# start of COLLECTED MATERIAL

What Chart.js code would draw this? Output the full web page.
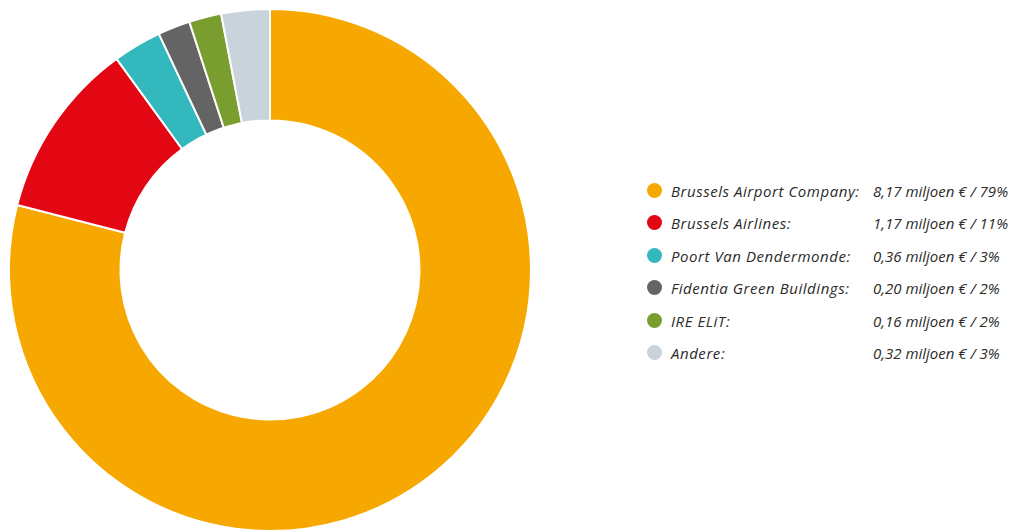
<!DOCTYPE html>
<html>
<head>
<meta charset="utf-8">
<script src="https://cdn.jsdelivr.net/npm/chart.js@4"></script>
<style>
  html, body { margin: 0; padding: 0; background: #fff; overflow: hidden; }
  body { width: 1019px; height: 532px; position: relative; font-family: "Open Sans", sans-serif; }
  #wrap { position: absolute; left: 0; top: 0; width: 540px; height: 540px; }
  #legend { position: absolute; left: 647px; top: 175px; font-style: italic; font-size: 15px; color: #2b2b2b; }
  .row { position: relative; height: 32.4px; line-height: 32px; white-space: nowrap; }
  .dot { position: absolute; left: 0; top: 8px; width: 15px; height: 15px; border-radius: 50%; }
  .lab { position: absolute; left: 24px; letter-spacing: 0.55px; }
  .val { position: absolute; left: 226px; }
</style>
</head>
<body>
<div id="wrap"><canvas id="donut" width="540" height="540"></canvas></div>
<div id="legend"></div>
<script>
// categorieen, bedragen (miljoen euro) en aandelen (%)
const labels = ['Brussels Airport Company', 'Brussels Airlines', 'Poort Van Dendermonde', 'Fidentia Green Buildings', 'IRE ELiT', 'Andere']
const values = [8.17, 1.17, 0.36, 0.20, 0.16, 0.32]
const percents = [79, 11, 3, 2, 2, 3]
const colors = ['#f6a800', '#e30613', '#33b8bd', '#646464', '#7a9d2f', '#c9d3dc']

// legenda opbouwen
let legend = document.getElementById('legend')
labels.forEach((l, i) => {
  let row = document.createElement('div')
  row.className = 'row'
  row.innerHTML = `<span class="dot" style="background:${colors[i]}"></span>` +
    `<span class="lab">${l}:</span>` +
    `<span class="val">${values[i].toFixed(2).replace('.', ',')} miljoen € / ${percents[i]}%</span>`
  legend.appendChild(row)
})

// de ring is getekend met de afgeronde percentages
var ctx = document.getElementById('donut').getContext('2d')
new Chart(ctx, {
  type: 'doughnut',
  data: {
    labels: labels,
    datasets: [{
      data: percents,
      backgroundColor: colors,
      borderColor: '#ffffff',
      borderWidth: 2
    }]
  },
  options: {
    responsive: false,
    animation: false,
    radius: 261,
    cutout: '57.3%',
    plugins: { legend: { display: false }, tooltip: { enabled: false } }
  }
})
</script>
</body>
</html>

# end of COLLECTED MATERIAL

SET EXERCISE →
Write the listing above out again exactly, dropping each image.

RESULT →
What Chart.js code would draw this? Output the full web page.
<!DOCTYPE html>
<html>
<head>
<meta charset="utf-8">
<script src="https://cdn.jsdelivr.net/npm/chart.js@4"></script>
<style>
  html, body { margin: 0; padding: 0; background: #fff; overflow: hidden; }
  body { width: 1019px; height: 532px; position: relative; font-family: "Open Sans", sans-serif; }
  #wrap { position: absolute; left: 0; top: 0; width: 540px; height: 540px; }
  #legend { position: absolute; left: 647px; top: 175px; font-style: italic; font-size: 15px; color: #2b2b2b; }
  .row { position: relative; height: 32.4px; line-height: 32px; white-space: nowrap; }
  .dot { position: absolute; left: 0; top: 8px; width: 15px; height: 15px; border-radius: 50%; }
  .lab { position: absolute; left: 24px; letter-spacing: 0.55px; }
  .val { position: absolute; left: 226px; }
</style>
</head>
<body>
<div id="wrap"><canvas id="donut" width="540" height="540"></canvas></div>
<div id="legend"></div>
<script>
// categorieen, bedragen (miljoen euro) en aandelen (%)
const labels = ['Brussels Airport Company', 'Brussels Airlines', 'Poort Van Dendermonde', 'Fidentia Green Buildings', 'IRE ELiT', 'Andere']
const values = [8.17, 1.17, 0.36, 0.20, 0.16, 0.32]
const percents = [79, 11, 3, 2, 2, 3]
const colors = ['#f6a800', '#e30613', '#33b8bd', '#646464', '#7a9d2f', '#c9d3dc']

// legenda opbouwen
let legend = document.getElementById('legend')
labels.forEach((l, i) => {
  let row = document.createElement('div')
  row.className = 'row'
  row.innerHTML = `<span class="dot" style="background:${colors[i]}"></span>` +
    `<span class="lab">${l}:</span>` +
    `<span class="val">${values[i].toFixed(2).replace('.', ',')} miljoen € / ${percents[i]}%</span>`
  legend.appendChild(row)
})

// de ring is getekend met de afgeronde percentages
var ctx = document.getElementById('donut').getContext('2d')
new Chart(ctx, {
  type: 'doughnut',
  data: {
    labels: labels,
    datasets: [{
      data: percents,
      backgroundColor: colors,
      borderColor: '#ffffff',
      borderWidth: 2
    }]
  },
  options: {
    responsive: false,
    animation: false,
    radius: 261,
    cutout: '57.3%',
    plugins: { legend: { display: false }, tooltip: { enabled: false } }
  }
})
</script>
</body>
</html>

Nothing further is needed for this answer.